_Task prompt_: Quote the listing below in full and exactly as written, but omit every picture.

_Data segment_:
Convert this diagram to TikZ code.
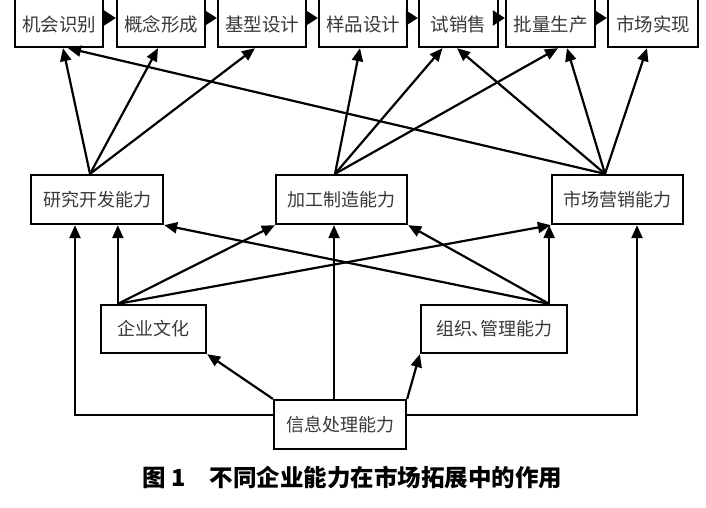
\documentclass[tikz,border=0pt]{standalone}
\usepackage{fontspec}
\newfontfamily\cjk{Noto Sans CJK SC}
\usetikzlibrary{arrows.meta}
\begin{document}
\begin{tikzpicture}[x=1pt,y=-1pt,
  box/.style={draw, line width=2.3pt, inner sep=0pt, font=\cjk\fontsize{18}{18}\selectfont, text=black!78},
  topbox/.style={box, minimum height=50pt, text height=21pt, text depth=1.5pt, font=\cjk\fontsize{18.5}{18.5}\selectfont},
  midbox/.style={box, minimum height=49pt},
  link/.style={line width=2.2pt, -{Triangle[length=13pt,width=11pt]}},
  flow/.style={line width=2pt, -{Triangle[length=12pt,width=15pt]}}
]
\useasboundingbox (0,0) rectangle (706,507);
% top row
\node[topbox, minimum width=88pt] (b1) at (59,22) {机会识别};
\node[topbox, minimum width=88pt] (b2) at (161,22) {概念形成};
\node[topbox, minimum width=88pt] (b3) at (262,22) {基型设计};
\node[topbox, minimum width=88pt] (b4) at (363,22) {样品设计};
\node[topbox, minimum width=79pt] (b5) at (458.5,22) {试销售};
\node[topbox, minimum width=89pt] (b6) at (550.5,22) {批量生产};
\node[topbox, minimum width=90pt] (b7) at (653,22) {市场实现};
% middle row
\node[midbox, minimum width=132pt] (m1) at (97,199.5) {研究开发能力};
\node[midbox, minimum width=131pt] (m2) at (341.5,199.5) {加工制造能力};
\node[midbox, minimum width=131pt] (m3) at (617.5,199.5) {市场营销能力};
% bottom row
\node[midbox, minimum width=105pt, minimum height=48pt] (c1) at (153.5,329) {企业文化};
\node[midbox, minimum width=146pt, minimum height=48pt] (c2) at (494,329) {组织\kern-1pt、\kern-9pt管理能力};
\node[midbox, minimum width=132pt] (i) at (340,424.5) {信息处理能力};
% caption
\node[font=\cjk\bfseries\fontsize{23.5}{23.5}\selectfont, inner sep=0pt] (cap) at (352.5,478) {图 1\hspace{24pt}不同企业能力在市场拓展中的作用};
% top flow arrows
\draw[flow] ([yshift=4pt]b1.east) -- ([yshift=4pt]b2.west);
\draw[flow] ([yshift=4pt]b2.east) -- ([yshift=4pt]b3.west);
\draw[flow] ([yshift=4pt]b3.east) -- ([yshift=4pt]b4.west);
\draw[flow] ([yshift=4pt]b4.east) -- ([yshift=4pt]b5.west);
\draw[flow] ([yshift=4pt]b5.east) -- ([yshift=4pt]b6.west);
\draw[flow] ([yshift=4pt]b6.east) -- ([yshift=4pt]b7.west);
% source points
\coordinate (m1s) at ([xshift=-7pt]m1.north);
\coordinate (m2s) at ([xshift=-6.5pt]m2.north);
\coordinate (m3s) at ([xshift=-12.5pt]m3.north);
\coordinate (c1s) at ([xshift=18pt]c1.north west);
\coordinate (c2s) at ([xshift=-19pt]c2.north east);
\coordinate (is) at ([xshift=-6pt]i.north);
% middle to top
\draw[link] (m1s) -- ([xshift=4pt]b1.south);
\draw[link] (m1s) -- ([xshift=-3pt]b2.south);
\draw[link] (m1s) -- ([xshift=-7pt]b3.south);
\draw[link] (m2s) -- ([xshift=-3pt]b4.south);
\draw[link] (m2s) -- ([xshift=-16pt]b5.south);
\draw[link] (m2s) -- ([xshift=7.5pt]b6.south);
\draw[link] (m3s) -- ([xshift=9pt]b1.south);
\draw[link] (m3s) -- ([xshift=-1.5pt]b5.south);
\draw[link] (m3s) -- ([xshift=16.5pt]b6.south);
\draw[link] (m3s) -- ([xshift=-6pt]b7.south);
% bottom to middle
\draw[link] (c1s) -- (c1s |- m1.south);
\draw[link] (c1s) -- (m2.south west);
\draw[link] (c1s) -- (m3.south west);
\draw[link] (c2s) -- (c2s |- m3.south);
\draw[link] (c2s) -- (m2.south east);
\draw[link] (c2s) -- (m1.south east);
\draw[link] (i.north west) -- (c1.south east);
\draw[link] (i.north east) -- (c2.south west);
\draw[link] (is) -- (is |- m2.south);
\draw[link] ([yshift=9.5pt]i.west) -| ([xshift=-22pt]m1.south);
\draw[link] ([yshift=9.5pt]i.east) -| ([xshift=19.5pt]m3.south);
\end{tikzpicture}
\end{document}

_Reply_:
Convert this diagram to TikZ code.
\documentclass[tikz,border=0pt]{standalone}
\usepackage{fontspec}
\newfontfamily\cjk{Noto Sans CJK SC}
\usetikzlibrary{arrows.meta}
\begin{document}
\begin{tikzpicture}[x=1pt,y=-1pt,
  box/.style={draw, line width=2.3pt, inner sep=0pt, font=\cjk\fontsize{18}{18}\selectfont, text=black!78},
  topbox/.style={box, minimum height=50pt, text height=21pt, text depth=1.5pt, font=\cjk\fontsize{18.5}{18.5}\selectfont},
  midbox/.style={box, minimum height=49pt},
  link/.style={line width=2.2pt, -{Triangle[length=13pt,width=11pt]}},
  flow/.style={line width=2pt, -{Triangle[length=12pt,width=15pt]}}
]
\useasboundingbox (0,0) rectangle (706,507);
% top row
\node[topbox, minimum width=88pt] (b1) at (59,22) {机会识别};
\node[topbox, minimum width=88pt] (b2) at (161,22) {概念形成};
\node[topbox, minimum width=88pt] (b3) at (262,22) {基型设计};
\node[topbox, minimum width=88pt] (b4) at (363,22) {样品设计};
\node[topbox, minimum width=79pt] (b5) at (458.5,22) {试销售};
\node[topbox, minimum width=89pt] (b6) at (550.5,22) {批量生产};
\node[topbox, minimum width=90pt] (b7) at (653,22) {市场实现};
% middle row
\node[midbox, minimum width=132pt] (m1) at (97,199.5) {研究开发能力};
\node[midbox, minimum width=131pt] (m2) at (341.5,199.5) {加工制造能力};
\node[midbox, minimum width=131pt] (m3) at (617.5,199.5) {市场营销能力};
% bottom row
\node[midbox, minimum width=105pt, minimum height=48pt] (c1) at (153.5,329) {企业文化};
\node[midbox, minimum width=146pt, minimum height=48pt] (c2) at (494,329) {组织\kern-1pt、\kern-9pt管理能力};
\node[midbox, minimum width=132pt] (i) at (340,424.5) {信息处理能力};
% caption
\node[font=\cjk\bfseries\fontsize{23.5}{23.5}\selectfont, inner sep=0pt] (cap) at (352.5,478) {图 1\hspace{24pt}不同企业能力在市场拓展中的作用};
% top flow arrows
\draw[flow] ([yshift=4pt]b1.east) -- ([yshift=4pt]b2.west);
\draw[flow] ([yshift=4pt]b2.east) -- ([yshift=4pt]b3.west);
\draw[flow] ([yshift=4pt]b3.east) -- ([yshift=4pt]b4.west);
\draw[flow] ([yshift=4pt]b4.east) -- ([yshift=4pt]b5.west);
\draw[flow] ([yshift=4pt]b5.east) -- ([yshift=4pt]b6.west);
\draw[flow] ([yshift=4pt]b6.east) -- ([yshift=4pt]b7.west);
% source points
\coordinate (m1s) at ([xshift=-7pt]m1.north);
\coordinate (m2s) at ([xshift=-6.5pt]m2.north);
\coordinate (m3s) at ([xshift=-12.5pt]m3.north);
\coordinate (c1s) at ([xshift=18pt]c1.north west);
\coordinate (c2s) at ([xshift=-19pt]c2.north east);
\coordinate (is) at ([xshift=-6pt]i.north);
% middle to top
\draw[link] (m1s) -- ([xshift=4pt]b1.south);
\draw[link] (m1s) -- ([xshift=-3pt]b2.south);
\draw[link] (m1s) -- ([xshift=-7pt]b3.south);
\draw[link] (m2s) -- ([xshift=-3pt]b4.south);
\draw[link] (m2s) -- ([xshift=-16pt]b5.south);
\draw[link] (m2s) -- ([xshift=7.5pt]b6.south);
\draw[link] (m3s) -- ([xshift=9pt]b1.south);
\draw[link] (m3s) -- ([xshift=-1.5pt]b5.south);
\draw[link] (m3s) -- ([xshift=16.5pt]b6.south);
\draw[link] (m3s) -- ([xshift=-6pt]b7.south);
% bottom to middle
\draw[link] (c1s) -- (c1s |- m1.south);
\draw[link] (c1s) -- (m2.south west);
\draw[link] (c1s) -- (m3.south west);
\draw[link] (c2s) -- (c2s |- m3.south);
\draw[link] (c2s) -- (m2.south east);
\draw[link] (c2s) -- (m1.south east);
\draw[link] (i.north west) -- (c1.south east);
\draw[link] (i.north east) -- (c2.south west);
\draw[link] (is) -- (is |- m2.south);
\draw[link] ([yshift=9.5pt]i.west) -| ([xshift=-22pt]m1.south);
\draw[link] ([yshift=9.5pt]i.east) -| ([xshift=19.5pt]m3.south);
\end{tikzpicture}
\end{document}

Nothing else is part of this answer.